不思議なことなのだが、古来歴史の流れが変わる瞬間、活躍するのは、「異端児」や「地方」であった。
 たとえば5世紀後半に現れた第21代雄略天皇は、異端児であった。
 ヤマト建国来、大王(天皇)は祭司王で、強大な権力は与えられていなかった。ところが5世紀に入ると、変化が起きる。朝鮮半島北部の騎馬民族国家・高句麗が南下政策を採り始めたため、ヤマト朝廷は軍事介入を始めた。ここに、強く迅速な意志が求められるようになり、この時登場したのが、雄略天皇であった。
 そもそも雄略に即位の芽はなかった。けれども、安康天皇暗殺事件の混乱に乗じて、玉座を手に入れた。雄略は複数の皇位継承候補に謀反の嫌疑をかけ、順番に殺していったのだ。当時最大の権勢を誇っていた円大臣(つぶらのおおおみ、葛城氏)をも滅ぼしてしまう。

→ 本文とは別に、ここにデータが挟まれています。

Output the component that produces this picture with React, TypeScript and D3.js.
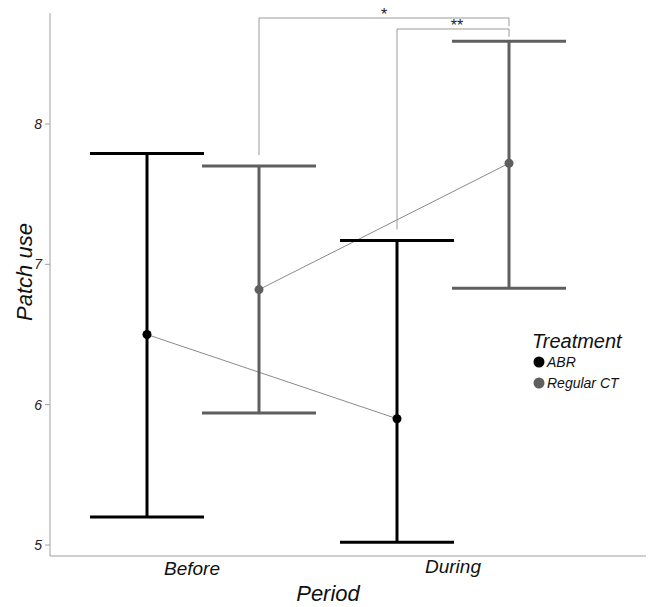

 雄略天皇は、乱暴な性格だったらしい。『日本書紀』によれば、「自分が正しい」という信念から、誤って多くの人々を殺してしまったという。だから人々は「大(はなは)だ悪しくまします天皇なり」と罵った。やはりこの男は、異端児であった。
 一方で雄略天皇は強権を発動し、旧態依然としたシステムを一気に潰しにかかった気配がある。
 5世紀後半は、旧体制側の豪族たちも衰退し、新たな勢力が勃興する時代でもあった。この流れに乗った雄略天皇は、さしずめ古代版・織田信長といったところか。